More than ever, author John Scalzi is a personal hero to me. Not only because he’s one of my favorite authors, not only because he’s smart, hilarious, and—by all accounts—a kind man, but because he expresses the value of libraries better than I could ever hope to:

A Personal History of Libraries (posted on his blog, Whatever, on February 23, 2013; accessed via Library Journal on November 27, 2013)

Honestly, between Mr. Scalzi and Neil Gaiman, I’m just going to sit back and point people to them when I feel compelled to try and express the value of libraries.

Whenever people like Terry Deary or MG Siegler proclaim the end of the library and insist that libraries no longer serve a useful function in our communities simply because they themselves no longer use them, we should all respond with this quote from Mr.

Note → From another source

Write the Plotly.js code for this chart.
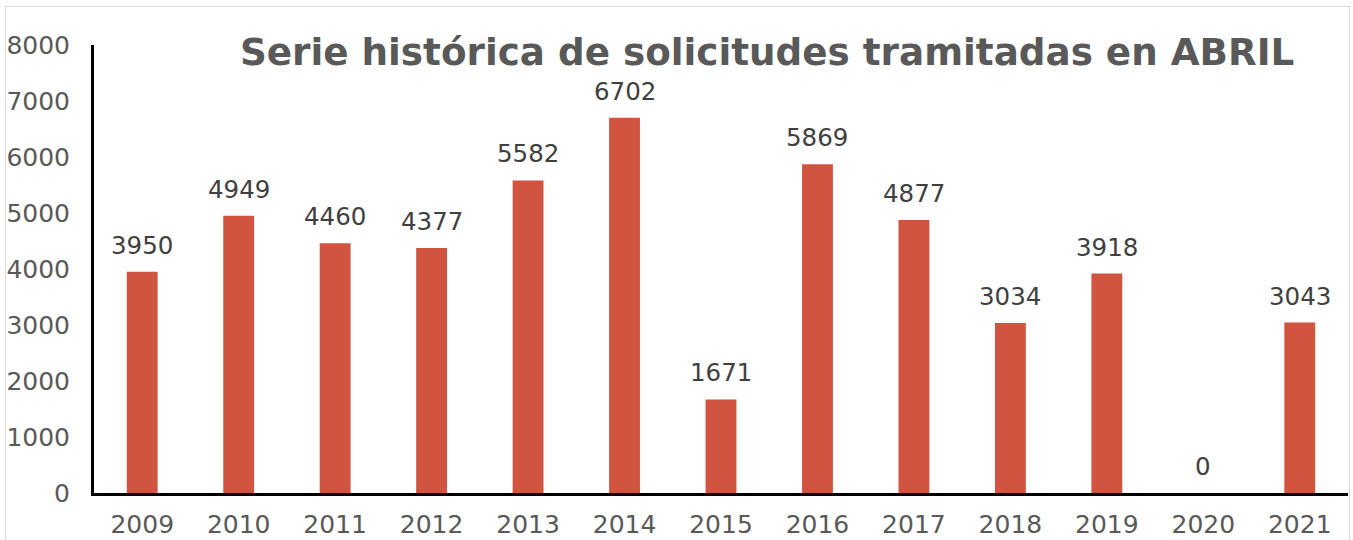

Scalzi:

I don’t use my local library like I used libraries when I was younger. But I want my local library, in no small part because I recognize that I am fortunate not to need my local library—but others do, and my connection with humanity extends beyond the front door of my house. My life was indisputably improved because those before me decided to put those libraries there. It would be stupid and selfish and shortsighted of me to declare, after having wrung all I could from them, that they serve no further purpose, or that the times have changed so much that they are obsolete. My library is used every single day that it is open, by the people who live here, children to senior citizens. They use the building, they use the Internet, they use the books. This is, as it happens, the exact opposite of what ‘obsolete’ means. I am glad my library is here and I am glad to support it.

Happy Thanksgiving, everyone! I’m grateful for all the libraries in my life and in all the communities in which I’ve found myself, whether I personally used those libraries or not. I’m grateful for vocal supporters of libraries, like Mr. Scalzi and Mr. Gaiman, and everyone in my community who makes the library an essential part of their lives.

More than anything, I’m grateful for the opportunity to serve my community and make my living as a librarian. My connection with humanity extends beyond the front door of my house and I’m happy to dedicate my life to this fact.